News Briefs

May 26, 2003  •  Post A Comment

The season-long seesaw battle for second place among the major newsmaker shows went to CBS’s Face the Nation With Bob Schieffer, which finished with an average of 2.907 million viewers, down 6 percent season to season. It had an average lead of 160,000 viewers over ABC’s This Week With George Stephanopoulos, which was down 16 percent season to season to an average of 2.748 million viewers. It is the first time since at least 1987 and the advent of People Meters that Face has beaten Week, which former Clinton White House aide Stephanopoulos took over last September, for a whole TV season. It also is Week’s worst May sweeps performance (2.182 million viewers) in at least 16 years. ABC is expected to move Week executive producer Jon Banner to the same role on World News Tonight shortly. NBC’s Meet the Press With Tim Russert breezed through the 2002-2003 season, finishing with an average of 4.709 million viewers, a season-to-season loss of only 1 percent. Fox News Sunday was the only Sunday morning show to buck the seasonal loss trend, up 6 percent with an average of 1.639 million viewers.
Matthews Making Sunday Mark
NBC’s syndicated The Chris Matthews Show is ending its freshman year with bragging rights about ratings growth (94 percent over the course of the season), renewals (pickups already represent more than 83 percent of the country) and buzz (it’s becoming a show plugged-in reporters want to be on). But the bragging right that may set off the biggest ripples in Washington is that the highly competitive Mr. Matthews ended his debut season by beating three network Sunday newsmaker shows in the ratings on one weekend. For the week ending May 11, Matthews averaged a 1.8 household rating (not counting the second run the show gets in many markets), according to national Nielsen Media Research data, which shows CBS’s Face The Nation With Bob Schieffer with a 1.7, ABC’s This Week With George Stephanopoulos with 1.5 and Fox News Sunday at 1.0.
Sucherman Gets Friendly on West Coast
TV executive and producer Andy Friendly, who made some of his biggest marks at CNBC, King World and Entertainment Tonight, has joined Sucherman Consulting Group as senior consultant, West Coast. Mr. Friendly will be based in the firm’s Los Angeles office, working closely on a non-exclusive basis with founder Stuart F. Sucherman and Sean Scanlon, who heads the company’s East Coast operation. Sucherman is a management consulting firm that works with media, entertainment and creative organizations including broadcast and cable networks, major studios, television station groups and international cable networks.
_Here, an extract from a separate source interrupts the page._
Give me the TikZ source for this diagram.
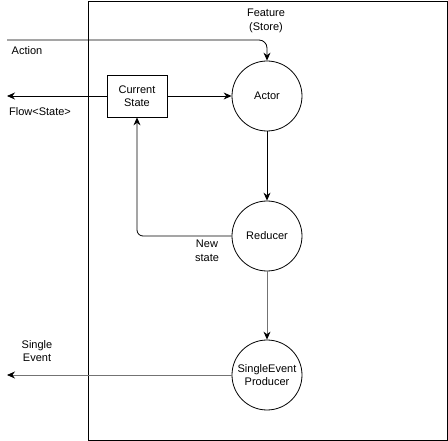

Oprah Extends Contract Through 2007-08
Oprah Winfrey, whose syndicated talk show begins its 18th season this September, has extended her contract through the 2007-08 season. Under the new terms, Ms. Winfrey, who produces and stars in The Oprah Winfrey Show, will produce and star in 145 original episodes for the 2003-04 season, the same number of originals produced for this season, and 130 original episodes for each of the four seasons thereafter. The extension is Ms. Winfrey’s second in about a year. Until the announcement, most industry insiders expected her to call it quits after the 2005-06 season.
Dylan McDermott Out of `The Practice’ in Reshuffle
The Practice star Dylan McDermott will not return to the long-running ABC legal drama this fall, as part of a major reshuffle of the cast. Also exiting are cast members Kelli Williams, Lisa Gay Hamilton, Lara Flynn Boyle, Marla Sokoloff and Chyler Leigh. The changes apparently were necessitated by a major cut in the license fee ABC will pay for the show’s 22 episodes this season. Sources told TelevisionWeek the fee had been roughly cut in half to about $3.5 million per episode. The show, which has been on for seven seasons, is produced by David E. Kelley Productions and 20th Century Fox Television.